Photo/Illutration A currency trader watches monitors near the screens showing the Korea Composite Stock Price Index (KOSPI), right, at the foreign exchange dealing room of the KEB Hana Bank headquarters in Seoul on Oct. 4. (AP Photo)

LONDON/TOKYO--The yen and euro received some much needed relief on Thursday as the dollar and U.S. Treasury yields both stalled after U.S. private payrolls growth slowed sharply, leading investors to reduce bets the Federal Reserve will hike rates again this year.

After touching an 11-month high earlier this week, the dollar index, which tracks the greenback against six peers including the euro and yen, flattened at 106.75 after Wednesday's data showed U.S. private payrolls increased far less than expected in September.

Although analysts said more evidence was needed to be sure how fast the labour market is cooling, money markets cut their bets for a Fed rate hike in November, and are now seeing an almost 80% chance the central bank will keep its rates steady. On Tuesday, they were pricing in a 28.2% chance of another hike, according to CME Group data.

Longer dated U.S. Treasury yields eased from 16-year highs, while the yen, which tends to be sensitive to U.S. yields, last traded around 149, up about 0.1% against the dollar.
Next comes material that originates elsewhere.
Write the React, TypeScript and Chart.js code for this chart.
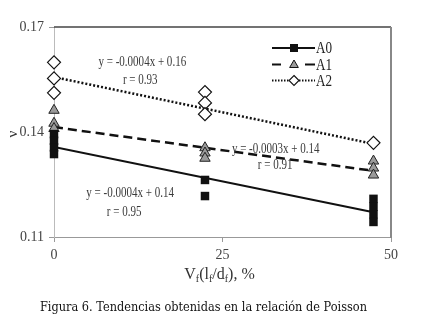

It hit 150.165 on Tuesday, its weakest since October 2022.

"The fact that the negative (U.S.) data made more of an impression on market participants may be due to... the fact that euro/dollar levels below $1.05 and 10-year T-note yields above 4.80% simply were quite ambitious levels, which required a considerable amount of data to support them," said Ulrich Leuchtmann, head of FX and commodity research at Commerzbank.

The euro was up 0.06% at $1.0511, having falling on Tuesday to its lowest level this year at $1.0448. The single currency has dropped more than 14% against the dollar over the past three months.

INTERVENTION WATCH

The yen's sharp recovery after breaching the 150-line sparked speculation earlier this week that Japanese authorities may have intervened to support the currency, but Bank of Japan money market data showed on Wednesday that Japan most likely had not intervened.

Finance Minister Shunichi Suzuki on Wednesday declined to comment on whether Tokyo had stepped in, and repeated that currency rates must move stably, reflecting fundamentals.

Besides the lower U.S. Treasury yields, the yen also drew support from an overnight drop in oil prices, said Kyle Rodda, markets analyst at Capital.com, though he added it was likely to be a "short-term reprieve."

Oil prices inched back up on Thursday after an OPEC+ panel maintained oil output cuts to keep supply tight, clawing back some of the previous session's big losses.

The 150-level for dollar/yen "is obviously the line in the sand, and the Japanese Finance Ministry will do its best to defend it," but any currency intervention would have very limited effect, Rodda said.